My stepsister stared, baffled by my amusement.
“Poor Sunny, you have no idea how idiotic that was, do you? The
saying is ‘flat as a pancake.’ Who knows what someone as silly as you could be as bored as?” I laughed again. “I have to admit it was funny, though.”
She compressed her lips. “Do you always have to make me feel stupid?” Her voice shook and she turned her back on me. “You’re just like my aunt and the teachers at school and—and
everyone
else. Always treating me as if I’m a useless fool.”
These last words stopped me short.
Could it be true? Could it be that all the while Sunny had been making me feel despicable and inferior, I had been making
her
feel despicable and inferior? That we were even? This was a new thought.
Sunny still faced away. Now it was her turn to rub her forehead as if it ached.
In a surprising, jerky movement, Miss Elsa kicked out her legs beneath her skirt and put her arms over her head, moaning.
Sunny gave a great sigh. “Oh, for heaven’s sake, Mama, go take your medicine.”
“Yes,” Miss Elsa said, rising. “Yes. I need it, don’t I? Excuse me.…” She drifted from the room.
“Bless her heart,” Sunny said, shaking her head.
“What is her medicine?” I asked.
Sunny was silent for a moment, gnawing at her lip, before replying. “Laudanum, if you must know.” She looked down at the carpet and burrowed the toe of her slipper into a hole. “Your father is aware of it and scolded her, so that’s why she didn’t have any this morning. She’s trying to cut back, but it makes her miserable.”
“Does she take many doses?”
“Only constantly,” Sunny said shortly.
“That much?”
She groaned. “Surely you’ve noticed she’s never really with us. I’ve always felt a bit like an orphan.”
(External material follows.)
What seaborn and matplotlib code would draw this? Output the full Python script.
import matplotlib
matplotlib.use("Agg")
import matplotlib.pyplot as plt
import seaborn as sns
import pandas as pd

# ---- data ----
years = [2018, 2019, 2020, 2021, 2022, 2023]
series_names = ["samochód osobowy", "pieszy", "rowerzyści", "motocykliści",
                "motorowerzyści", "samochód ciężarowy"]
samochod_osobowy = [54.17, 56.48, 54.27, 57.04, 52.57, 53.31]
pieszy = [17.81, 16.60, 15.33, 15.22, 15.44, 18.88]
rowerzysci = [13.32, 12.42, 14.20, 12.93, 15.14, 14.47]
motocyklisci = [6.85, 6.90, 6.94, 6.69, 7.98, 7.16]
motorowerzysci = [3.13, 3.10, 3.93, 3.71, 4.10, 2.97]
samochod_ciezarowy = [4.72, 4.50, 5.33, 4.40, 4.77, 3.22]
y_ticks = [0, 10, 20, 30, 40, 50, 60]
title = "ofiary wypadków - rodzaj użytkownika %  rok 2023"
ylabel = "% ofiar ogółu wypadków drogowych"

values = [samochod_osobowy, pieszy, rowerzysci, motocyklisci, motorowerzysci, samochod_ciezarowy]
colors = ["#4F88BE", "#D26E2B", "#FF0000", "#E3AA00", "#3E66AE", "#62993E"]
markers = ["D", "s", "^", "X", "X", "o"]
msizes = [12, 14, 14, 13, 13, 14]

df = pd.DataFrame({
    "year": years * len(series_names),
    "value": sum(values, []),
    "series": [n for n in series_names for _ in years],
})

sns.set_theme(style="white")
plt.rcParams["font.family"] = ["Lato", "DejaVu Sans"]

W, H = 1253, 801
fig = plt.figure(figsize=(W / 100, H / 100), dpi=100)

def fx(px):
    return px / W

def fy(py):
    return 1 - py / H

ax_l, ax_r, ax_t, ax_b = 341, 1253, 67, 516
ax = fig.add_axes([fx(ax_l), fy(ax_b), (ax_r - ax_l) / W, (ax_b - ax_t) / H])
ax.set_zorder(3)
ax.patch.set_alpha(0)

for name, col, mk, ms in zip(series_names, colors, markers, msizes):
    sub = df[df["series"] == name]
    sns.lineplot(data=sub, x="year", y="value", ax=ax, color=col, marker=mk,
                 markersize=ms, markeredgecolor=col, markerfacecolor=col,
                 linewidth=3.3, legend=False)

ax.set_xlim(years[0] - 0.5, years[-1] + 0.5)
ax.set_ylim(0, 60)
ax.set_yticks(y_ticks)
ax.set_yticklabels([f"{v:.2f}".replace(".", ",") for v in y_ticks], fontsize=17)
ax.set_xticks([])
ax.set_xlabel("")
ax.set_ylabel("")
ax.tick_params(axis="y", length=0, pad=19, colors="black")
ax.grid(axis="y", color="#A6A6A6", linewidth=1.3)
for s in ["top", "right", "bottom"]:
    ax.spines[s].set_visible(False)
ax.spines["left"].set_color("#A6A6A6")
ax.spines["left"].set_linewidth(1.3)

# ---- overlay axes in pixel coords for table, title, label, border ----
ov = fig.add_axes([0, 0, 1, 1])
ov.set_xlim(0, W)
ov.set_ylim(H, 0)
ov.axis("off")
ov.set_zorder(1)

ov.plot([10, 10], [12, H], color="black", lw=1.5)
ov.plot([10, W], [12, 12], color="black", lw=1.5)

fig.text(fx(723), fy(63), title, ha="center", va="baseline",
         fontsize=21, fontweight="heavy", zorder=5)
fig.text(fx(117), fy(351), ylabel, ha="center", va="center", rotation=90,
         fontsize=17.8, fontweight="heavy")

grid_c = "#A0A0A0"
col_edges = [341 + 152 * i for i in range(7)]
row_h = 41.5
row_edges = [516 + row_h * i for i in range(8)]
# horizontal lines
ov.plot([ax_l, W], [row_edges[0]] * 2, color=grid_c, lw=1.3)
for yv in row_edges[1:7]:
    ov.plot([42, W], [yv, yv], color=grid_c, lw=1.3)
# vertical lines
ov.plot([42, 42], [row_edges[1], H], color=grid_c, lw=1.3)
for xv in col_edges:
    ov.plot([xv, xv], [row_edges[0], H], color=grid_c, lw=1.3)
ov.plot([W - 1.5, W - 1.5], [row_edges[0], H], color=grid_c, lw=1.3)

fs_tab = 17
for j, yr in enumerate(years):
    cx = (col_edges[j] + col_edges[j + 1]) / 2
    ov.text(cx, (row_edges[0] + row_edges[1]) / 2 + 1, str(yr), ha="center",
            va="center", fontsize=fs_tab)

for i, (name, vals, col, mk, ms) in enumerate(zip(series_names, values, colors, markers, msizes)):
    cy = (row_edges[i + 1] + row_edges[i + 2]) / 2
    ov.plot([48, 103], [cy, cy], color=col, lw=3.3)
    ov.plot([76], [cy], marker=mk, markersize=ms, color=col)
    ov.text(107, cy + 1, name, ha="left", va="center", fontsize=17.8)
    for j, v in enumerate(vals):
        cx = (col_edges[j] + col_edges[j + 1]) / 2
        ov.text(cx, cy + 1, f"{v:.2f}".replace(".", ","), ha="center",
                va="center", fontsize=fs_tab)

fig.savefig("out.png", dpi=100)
I tried to return to my book but ended up going over the same page three times without really seeing it. How often had I felt unnoticed around my invalid mother? And I had had a homey home, a father, a brother, Laney, and Aunt Permilla as well. I glanced at my stepsister. “Did you always live with your uncle?”
“Yes. Ever since I was a bitty baby. Our aunt kept us cooped up in one little room. She didn’t like to be reminded we lived there.” Sunny tossed her curls and looked away so I couldn’t see her expression.
I sat silently stroking Goblin and thinking. “Sunny, this is your house now too,” I said at last. “Let’s paint this room. Paint doesn’t cost much and we could do it ourselves. What color do you think?”
She turned and looked searchingly into my face. Then she gave a little cry, smiled brilliantly, and threw her arms around me. I braced myself.
“Oh, you darling thing!” she said. “A cheery buttercup yellow, I’m thinking. Sorry I was cross. You know I can’t help my temper—it’s the Irish coming out.”
Later, when Sunny was pacing the floor and making her plans, I took a cup of warm honey milk to Miss Elsa’s room. She was huddled on a chair by the window.
“Are you all right, ma’am?” I asked. “I’ve brought you something to drink.”
“Thank you,” she said, lowering her hands. She looked appalling. “How considerate, Violet, dear.”